START Records for the task

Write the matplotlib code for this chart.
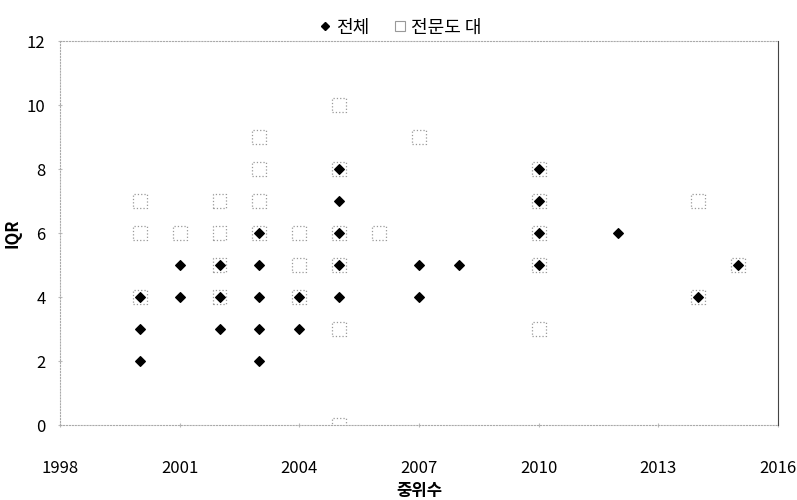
import matplotlib
matplotlib.use("Agg")
import matplotlib.pyplot as plt
from matplotlib.lines import Line2D

plt.rcParams['font.family'] = ['Noto Sans CJK KR', 'DejaVu Sans']

# 전체 (filled diamonds)
all_x = [2000, 2000, 2000, 2001, 2001, 2002, 2002, 2002,
         2003, 2003, 2003, 2003, 2003, 2004, 2004,
         2005, 2005, 2005, 2005, 2005, 2007, 2007, 2008,
         2010, 2010, 2010, 2010, 2012, 2014, 2015]
all_y = [4, 3, 2, 5, 4, 5, 4, 3,
         6, 5, 4, 3, 2, 4, 3,
         8, 7, 6, 5, 4, 5, 4, 5,
         8, 7, 6, 5, 6, 4, 5]

# 전문도 대 (open squares)
exp_x = [2000, 2000, 2000, 2001, 2002, 2002, 2002, 2002,
         2003, 2003, 2003, 2003, 2004, 2004, 2004,
         2005, 2005, 2005, 2005, 2005, 2005, 2006, 2007,
         2010, 2010, 2010, 2010, 2010, 2014, 2014, 2015]
exp_y = [7, 6, 4, 6, 7, 6, 5, 4,
         9, 8, 7, 6, 6, 5, 4,
         10, 8, 6, 5, 3, 0, 6, 9,
         8, 7, 6, 5, 3, 7, 4, 5]

x_ticks = [1998, 2001, 2004, 2007, 2010, 2013, 2016]
y_ticks = [0, 2, 4, 6, 8, 10, 12]

fig = plt.figure(figsize=(7.97, 5.0), dpi=100)
ax = fig.add_axes([0.0753, 0.15, 0.9007, 0.768])

ax.scatter(exp_x, exp_y, marker='s', s=100, facecolors='white',
           edgecolors='#999999', linewidths=0.9, linestyle=':', zorder=2)
ax.scatter(all_x, all_y, marker='D', s=24, color='black', zorder=3)

ax.set_xlim(1998, 2016)
ax.set_ylim(0, 12)
ax.set_xticks(x_ticks)
ax.set_yticks(y_ticks)
ax.tick_params(axis='both', labelsize=12, length=3, color='#bbbbbb', direction='inout')
ax.tick_params(axis='x', pad=24)
ax.tick_params(axis='y', pad=9)

for side in ['left', 'bottom', 'top']:
    ax.spines[side].set_color('#aaaaaa')
    ax.spines[side].set_linestyle(':')
    ax.spines[side].set_linewidth(0.8)
ax.spines['right'].set_color('#444444')
ax.spines['right'].set_linewidth(0.8)

ax.set_xlabel('중위수', fontsize=12, fontweight='bold', labelpad=3)
ax.set_ylabel('IQR', fontsize=12, fontweight='bold', labelpad=4)

handles = [
    Line2D([], [], marker='D', color='black', linestyle='none', markersize=4),
    Line2D([], [], marker='s', markerfacecolor='white', markeredgecolor='#999999',
           linestyle='none', markersize=7, markeredgewidth=0.8),
]
fig.legend(handles, ['전체', '전문도 대'], loc='upper center',
           bbox_to_anchor=(0.5, 0.995), ncol=2, frameon=False, fontsize=13,
           handletextpad=0.1, columnspacing=1.2, handlelength=1.0)

fig.savefig('out.png', dpi=100)
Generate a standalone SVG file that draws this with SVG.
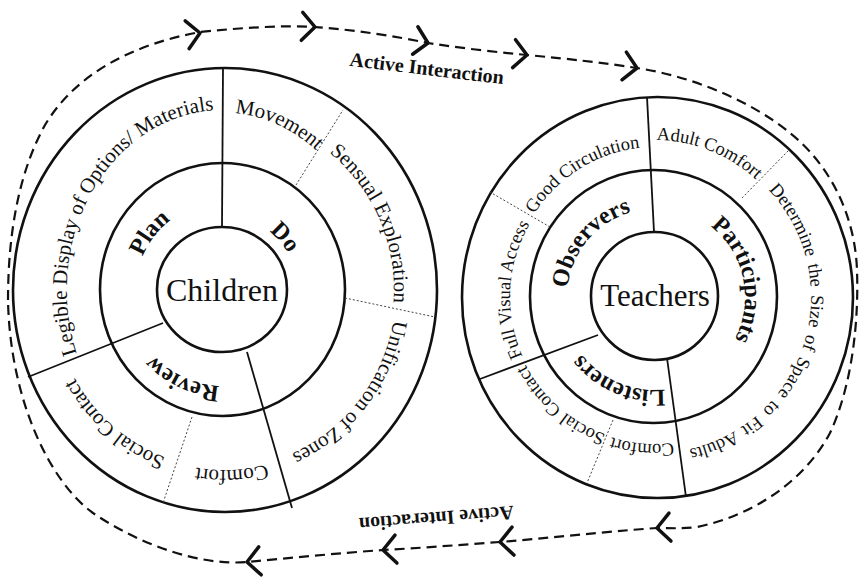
<svg xmlns="http://www.w3.org/2000/svg" width="860" height="579" viewBox="0 0 860 579">
<style>
.ring{fill:none;stroke:#111;stroke-width:2.6}
.div{stroke:#111;stroke-width:1.8;fill:none}
.dot{stroke:#444;stroke-width:1;stroke-dasharray:2 2;fill:none}
.t{font-family:"Liberation Serif","Times New Roman",serif;fill:#111}
.o{font-size:21px}
.ro{font-size:18.5px}
.b{font-size:24px;font-weight:bold}
.c{font-size:32px}
.loop{fill:none;stroke:#111;stroke-width:2.2;stroke-dasharray:10 6}
.chev{fill:none;stroke:#111;stroke-width:3.5;stroke-linecap:round;stroke-linejoin:round}
.lbl{font-family:"Liberation Serif","Times New Roman",serif;font-weight:bold;font-size:20px;fill:#111}
</style>
<defs>
<path id="chev" d="M-13,-14 L0,0 L-13,14"/>
<path id="pL1" d="M114.9,419.5 A157,180 0 0 1 287.9,125.5"/>
<path id="pL2" d="M172.7,123.6 A150,177 0 0 1 353.9,201.5"/>
<path id="pL3" d="M282.1,125.6 A170,175 0 0 1 381.6,355.6"/>
<path id="pL4" d="M395.3,274.5 A172,178 0 0 1 247.9,466.3"/>
<path id="pL5" d="M309,445.9 A170,180 0 0 1 152.2,453.1"/>
<path id="pL6" d="M194.1,465.3 A172,178 0 0 1 62.4,350.9"/>
<path id="pL7" d="M138.1,309 A88,88 0 0 1 220.2,202.1"/>
<path id="pL8" d="M222.7,216 A74,74 0 0 1 297.1,301.6"/>
<path id="pL9" d="M272,373.1 A96,96 0 0 1 129.5,306.7"/>
<path id="pR1" d="M572.3,327.1 A88,88 0 0 1 670.3,210.3"/>
<path id="pR2" d="M675.2,209.3 A90,90 0 0 1 709.2,368.9"/>
<path id="pR3" d="M704.3,375.9 A93,93 0 0 1 564,316.3"/>
<path id="pR4" d="M543.9,390.2 A145,145 0 0 1 554.3,192.7"/>
<path id="pR5" d="M518.7,245.7 A145,150 0 0 1 675.2,148.5"/>
<path id="pR6" d="M615.7,145.3 A152,157 0 0 1 782.5,211.5"/>
<path id="pR7" d="M682.1,143.4 A156,156 0 1 1 591.5,439.5"/>
<path id="pR8" d="M705.3,435.1 A147,147 0 0 1 581.5,424.3"/>
<path id="pR9" d="M629.6,440.8 A146,146 0 0 1 516.1,342.1"/>
</defs>
<rect width="860" height="579" fill="#ffffff"/>

<g id="connectors">
<path class="loop" d="M8,300 C8,230 20,170 45,125 C75,75 130,45 200,32 C240,28 280,25 315,27 C355,30 395,36 428,43 C460,48 495,52 527,55 C570,59 605,63 637,68 C690,76 750,100 790,133 C830,165 855,215 857,270 C859,330 850,390 830,433 C805,480 755,515 697,527 C680,529 670,528 657,528 C600,532 550,538 500,542 C460,545 420,548 383,550 C340,553 290,558 247,562 C200,566 140,545 93,513 C50,482 10,400 8,300 Z"/>
<use href="#chev" class="chev" transform="translate(200,33) rotate(-8)"/>
<use href="#chev" class="chev" transform="translate(315,27) rotate(3)"/>
<use href="#chev" class="chev" transform="translate(428,43) rotate(11)"/>
<use href="#chev" class="chev" transform="translate(527,55) rotate(6)"/>
<use href="#chev" class="chev" transform="translate(637,68) rotate(9)"/>
<use href="#chev" class="chev" transform="translate(657,528) rotate(176)"/>
<use href="#chev" class="chev" transform="translate(500,542) rotate(176)"/>
<use href="#chev" class="chev" transform="translate(383,550) rotate(176)"/>
<use href="#chev" class="chev" transform="translate(247,562) rotate(175)"/>
<text class="lbl" text-anchor="middle" transform="translate(426,75) rotate(6.8)">Active Interaction</text>
<text class="lbl" text-anchor="middle" transform="translate(436,512) rotate(175.4)">Active Interaction</text>
</g>

<g id="children">
<ellipse class="ring" cx="225" cy="290" rx="212" ry="222"/>
<ellipse class="ring" cx="222.5" cy="289.5" rx="122.5" ry="126.5"/>
<ellipse class="ring" cx="222" cy="289.5" rx="65" ry="62.5"/>
<line class="div" x1="222" y1="227" x2="223" y2="68"/>
<line class="div" x1="163" y1="323" x2="28" y2="377"/>
<line class="div" x1="247" y1="352" x2="292" y2="508"/>
<line class="dot" x1="296" y1="185" x2="343" y2="110"/>
<line class="dot" x1="345" y1="298" x2="435" y2="317"/>
<line class="dot" x1="192" y1="417" x2="163" y2="503"/>
<text class="t c" x="222" y="301" text-anchor="middle">Children</text>
<text class="t b"><textPath href="#pL7" startOffset="50%" text-anchor="middle">Plan</textPath></text>
<text class="t b"><textPath href="#pL8" startOffset="50%" text-anchor="middle">Do</textPath></text>
<text class="t b"><textPath href="#pL9" startOffset="50%" text-anchor="middle">Review</textPath></text>
<text class="t o"><textPath href="#pL1" startOffset="50%" text-anchor="middle">Legible Display of Options/ Materials</textPath></text>
<text class="t o"><textPath href="#pL2" startOffset="50%" text-anchor="middle">Movement</textPath></text>
<text class="t o"><textPath href="#pL3" startOffset="50%" text-anchor="middle">Sensual Exploration</textPath></text>
<text class="t o"><textPath href="#pL4" startOffset="50%" text-anchor="middle">Unification of Zones</textPath></text>
<text class="t o"><textPath href="#pL5" startOffset="50%" text-anchor="middle">Comfort</textPath></text>
<text class="t o"><textPath href="#pL6" startOffset="50%" text-anchor="middle">Social Contact</textPath></text>
</g>

<g id="teachers">
<ellipse class="ring" cx="657.5" cy="297.5" rx="195.5" ry="200.5"/>
<ellipse class="ring" cx="653.5" cy="296.5" rx="123.5" ry="126.5"/>
<ellipse class="ring" cx="654.5" cy="296" rx="63.5" ry="64"/>
<line class="div" x1="654" y1="232" x2="647" y2="97"/>
<line class="div" x1="598" y1="335" x2="480" y2="379"/>
<line class="div" x1="667" y1="358" x2="686" y2="497"/>
<line class="dot" x1="550" y1="227" x2="490" y2="192"/>
<line class="dot" x1="742" y1="198" x2="789" y2="150"/>
<line class="dot" x1="613" y1="420" x2="587" y2="483"/>
<text class="t" x="655" y="306" font-size="31" text-anchor="middle">Teachers</text>
<text class="t b"><textPath href="#pR1" startOffset="50%" text-anchor="middle">Observers</textPath></text>
<text class="t b"><textPath href="#pR2" startOffset="50%" text-anchor="middle">Participants</textPath></text>
<text class="t b"><textPath href="#pR3" startOffset="50%" text-anchor="middle">Listeners</textPath></text>
<text class="t ro"><textPath href="#pR4" startOffset="50%" text-anchor="middle">Full Visual Access</textPath></text>
<text class="t ro"><textPath href="#pR5" startOffset="50%" text-anchor="middle">Good Circulation</textPath></text>
<text class="t ro"><textPath href="#pR6" startOffset="50%" text-anchor="middle">Adult Comfort</textPath></text>
<text class="t ro" word-spacing="3"><textPath href="#pR7" startOffset="50%" text-anchor="middle">Determine the Size of Space to Fit Adults</textPath></text>
<text class="t ro"><textPath href="#pR8" startOffset="50%" text-anchor="middle">Comfort</textPath></text>
<text class="t ro"><textPath href="#pR9" startOffset="50%" text-anchor="middle">Social Contact</textPath></text>
</g>
</svg>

END Records for the task

- **Directive**
Could you repeat exactly the lines from the first one of the records above through the line containing "plt.rcParams['font.family'] = ['Noto", leaving out any pictures?

- **Solution to this exercise**
Write the matplotlib code for this chart.
import matplotlib
matplotlib.use("Agg")
import matplotlib.pyplot as plt
from matplotlib.lines import Line2D

plt.rcParams['font.family'] = ['Noto Sans CJK KR', 'DejaVu Sans']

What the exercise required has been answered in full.